While many multinationals (MNCs) may be growing their revenue share in Africa—off the back of a growing middle class and a demand for a variety of consumer goods—a new report from the global consultancy firm, Boston Consulting Group (BCG), argues that multinationals are gradually losing market share and being outclassed by local African companies.
“It’s true—European and North American companies in a variety of industries are earning a higher percentage of their global revenue on the continent than they ever have. But the numbers are still small. And by another, perhaps more telling, measure—African market share—many of those companies are going backward,” says the report (pdf, pg. 4)

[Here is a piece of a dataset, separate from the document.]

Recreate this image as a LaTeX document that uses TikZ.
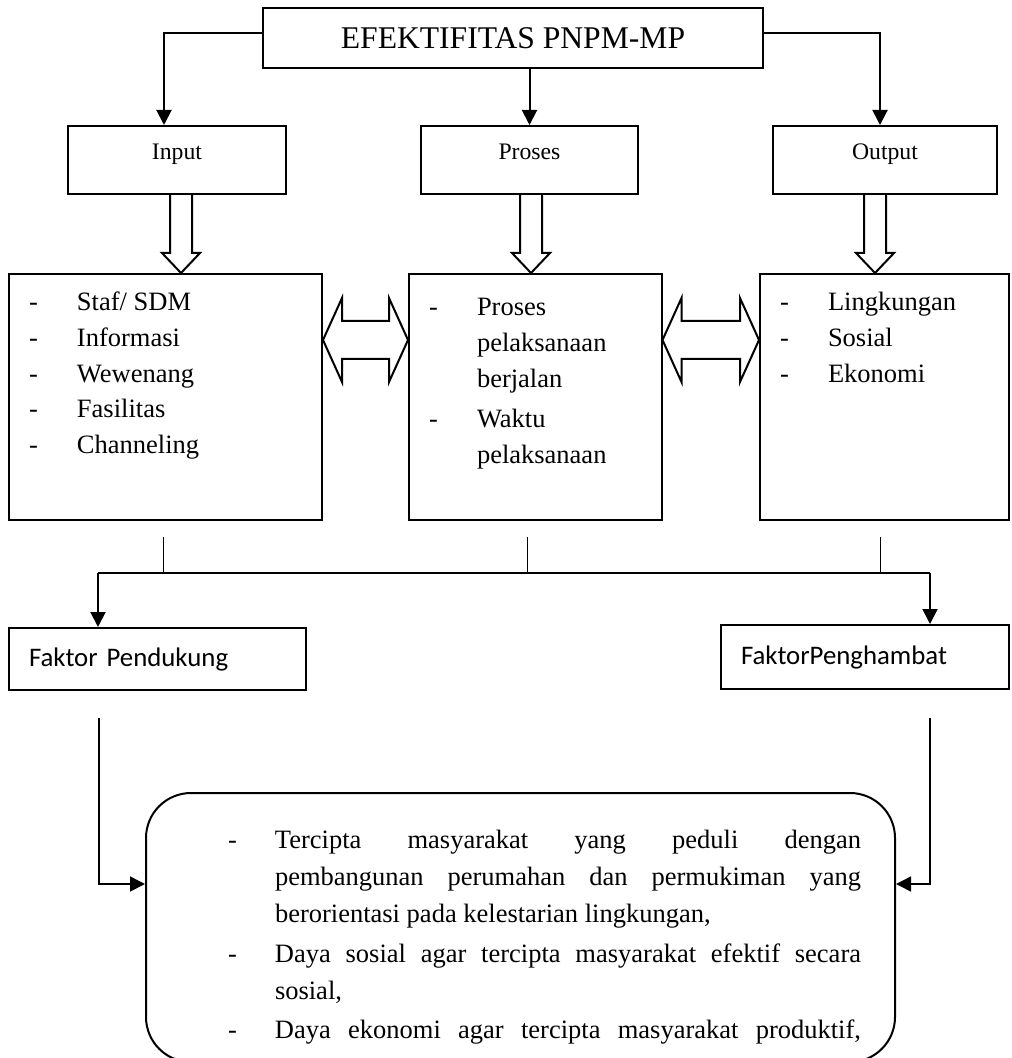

Dangote Cement was able to grab market share from “an experience multinational”, according to BCG, by simply building more cement plants—adding 18.5 million tons in cement production a year—compared to the multinational that could only add 5 million tons of cement production annually.
“MNCs often can’t justify the cost of developing new products for African markets and so may try to compete with offerings made for Westerners. What’s more, MNCs frequently reallocate their investment capital, weighing one geographic region against another,” says BCG in the report.